A holder of a debt instrument will include in gross income an amount equal to the sum of the daily portions of the OID for each day during the taxable year that the holder holds the debt instrument. See IRC Section 1272(a)(1). The daily portion of an OID is determined by allocating to each day in an accrual period its share of the increase in the adjusted issue price of the debt instrument for that period. [See IRC Section 1272(a)(3).]

Gain or Loss on Sale of Tax-exempt Obligations

Although the OID on a tax-exempt obligation is exempt from tax, the OID must be accrued to determine the holder's basis in the obligation if the tax-exempt obligation is sold prior to maturity. The gain or loss is includible in Federal gross income. [See IRC Section 1288(a).]

Michigan Income Tax Treatment

Non-Michigan Municipal Bond Interest Includible in Income

Michigan's Income Tax Act, MCL 206.30(l)(a), requires in the computation of Michigan taxable income:

...gross interest income and dividends derived from obligations or securities of states other than Michigan, in the same amount which has been excluded from Federal adjusted gross income less related expenses not deducted in computing Federal adjusted gross income because of Section 265(l) of the internal revenue code.

Pursuant to MCL 206.113, interest and dividends are allocable to this state if the taxpayer is a resident partnership, estate, trust or individual of this State or has a commercial domicile in this State.

Although the OID of a tax-exempt obligation is expressly excluded from gross income by Section 1272(a)(2)(A) of the IRC, the calculation of the OID is made for purposes of determining the holder's adjusted basis in the obligation as provided for in Section 1288 of the IRC.
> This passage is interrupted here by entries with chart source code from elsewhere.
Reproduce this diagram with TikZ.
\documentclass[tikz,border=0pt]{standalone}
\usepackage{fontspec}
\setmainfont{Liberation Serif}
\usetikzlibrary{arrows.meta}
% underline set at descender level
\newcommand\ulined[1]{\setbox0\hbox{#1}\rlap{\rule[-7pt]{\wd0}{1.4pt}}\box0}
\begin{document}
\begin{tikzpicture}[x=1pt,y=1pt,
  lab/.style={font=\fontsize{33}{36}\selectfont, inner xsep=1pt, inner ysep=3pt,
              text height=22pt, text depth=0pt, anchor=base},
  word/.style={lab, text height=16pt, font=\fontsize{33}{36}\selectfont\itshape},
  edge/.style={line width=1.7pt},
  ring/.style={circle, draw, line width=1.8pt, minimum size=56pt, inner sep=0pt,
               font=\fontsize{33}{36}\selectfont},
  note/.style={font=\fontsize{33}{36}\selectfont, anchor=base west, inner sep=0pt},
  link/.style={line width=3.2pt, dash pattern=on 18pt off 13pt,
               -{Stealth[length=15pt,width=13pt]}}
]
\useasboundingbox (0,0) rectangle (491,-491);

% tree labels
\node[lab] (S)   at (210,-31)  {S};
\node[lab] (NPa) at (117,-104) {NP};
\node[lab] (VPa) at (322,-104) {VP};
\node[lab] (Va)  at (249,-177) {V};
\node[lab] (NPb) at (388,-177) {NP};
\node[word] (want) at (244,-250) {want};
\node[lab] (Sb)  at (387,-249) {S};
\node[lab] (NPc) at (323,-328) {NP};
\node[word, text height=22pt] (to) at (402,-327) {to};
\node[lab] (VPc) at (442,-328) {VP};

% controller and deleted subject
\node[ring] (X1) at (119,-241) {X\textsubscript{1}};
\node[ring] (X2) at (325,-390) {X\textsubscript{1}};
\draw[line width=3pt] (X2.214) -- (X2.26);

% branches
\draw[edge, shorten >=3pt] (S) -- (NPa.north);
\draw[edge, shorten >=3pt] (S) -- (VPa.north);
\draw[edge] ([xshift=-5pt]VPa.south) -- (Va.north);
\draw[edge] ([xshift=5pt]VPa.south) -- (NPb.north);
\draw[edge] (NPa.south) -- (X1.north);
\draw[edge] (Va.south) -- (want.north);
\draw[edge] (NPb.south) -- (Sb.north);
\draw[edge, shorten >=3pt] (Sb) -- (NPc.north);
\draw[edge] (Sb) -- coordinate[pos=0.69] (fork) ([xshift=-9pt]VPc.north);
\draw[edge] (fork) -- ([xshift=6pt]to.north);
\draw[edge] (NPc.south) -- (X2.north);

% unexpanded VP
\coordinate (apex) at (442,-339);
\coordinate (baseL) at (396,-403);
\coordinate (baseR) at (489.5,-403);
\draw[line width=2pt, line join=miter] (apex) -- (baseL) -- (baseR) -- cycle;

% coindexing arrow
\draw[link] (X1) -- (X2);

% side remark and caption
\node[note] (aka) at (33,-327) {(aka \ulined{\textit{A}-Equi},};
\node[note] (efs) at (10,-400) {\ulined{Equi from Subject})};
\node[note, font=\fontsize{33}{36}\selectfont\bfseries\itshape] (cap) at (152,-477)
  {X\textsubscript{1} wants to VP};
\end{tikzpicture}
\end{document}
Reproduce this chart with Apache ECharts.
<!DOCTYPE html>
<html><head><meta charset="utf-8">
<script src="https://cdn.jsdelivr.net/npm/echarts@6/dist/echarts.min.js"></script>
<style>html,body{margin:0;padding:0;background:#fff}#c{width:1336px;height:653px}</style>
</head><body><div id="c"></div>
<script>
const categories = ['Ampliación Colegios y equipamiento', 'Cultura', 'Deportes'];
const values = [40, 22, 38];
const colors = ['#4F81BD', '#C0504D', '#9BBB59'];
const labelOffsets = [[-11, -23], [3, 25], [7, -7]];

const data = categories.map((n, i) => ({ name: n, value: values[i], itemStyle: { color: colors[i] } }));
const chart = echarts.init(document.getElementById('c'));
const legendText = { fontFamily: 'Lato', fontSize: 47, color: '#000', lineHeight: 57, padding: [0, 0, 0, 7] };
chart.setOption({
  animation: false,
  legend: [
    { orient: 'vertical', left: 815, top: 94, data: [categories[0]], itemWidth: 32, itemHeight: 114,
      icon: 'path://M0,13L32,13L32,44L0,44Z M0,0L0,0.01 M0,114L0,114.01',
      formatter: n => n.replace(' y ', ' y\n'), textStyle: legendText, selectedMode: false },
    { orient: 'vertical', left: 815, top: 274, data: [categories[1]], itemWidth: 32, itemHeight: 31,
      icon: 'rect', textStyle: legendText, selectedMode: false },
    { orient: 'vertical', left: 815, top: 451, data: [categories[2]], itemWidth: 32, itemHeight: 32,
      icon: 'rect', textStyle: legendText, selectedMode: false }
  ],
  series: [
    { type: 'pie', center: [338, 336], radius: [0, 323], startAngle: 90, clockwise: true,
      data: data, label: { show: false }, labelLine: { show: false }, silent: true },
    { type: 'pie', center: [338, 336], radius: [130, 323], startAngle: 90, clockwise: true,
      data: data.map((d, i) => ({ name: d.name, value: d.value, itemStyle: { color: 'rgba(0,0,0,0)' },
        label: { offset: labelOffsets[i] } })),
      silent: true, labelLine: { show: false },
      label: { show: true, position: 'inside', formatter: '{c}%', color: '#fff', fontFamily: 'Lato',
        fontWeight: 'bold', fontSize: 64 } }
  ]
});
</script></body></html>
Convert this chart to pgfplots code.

To the extent that the calculation of the OID is allocated to obligations or securities of states other than Michigan, a resident taxpayer will include in Michigan taxable income the amount of the OID that ratably accrues during the taxable year on the obligation in addition to any interest paid on the obligation during the taxable year.

Example:

A Michigan individual taxpayer acquired a 20-year, 8 percent Ohio municipal bond with a principal amount of $1,000 for a price of $800 on the issue date of January 2, 1983. The $200 discount ($1,000 less $800) is the original issue discount. The $10 ratable discount ($200 divided by 20 years) is the amount of the OID that is included in Michigan taxable income per year. This amount is in addition to the inclusion of interest income earned and paid on the bond during the taxable year.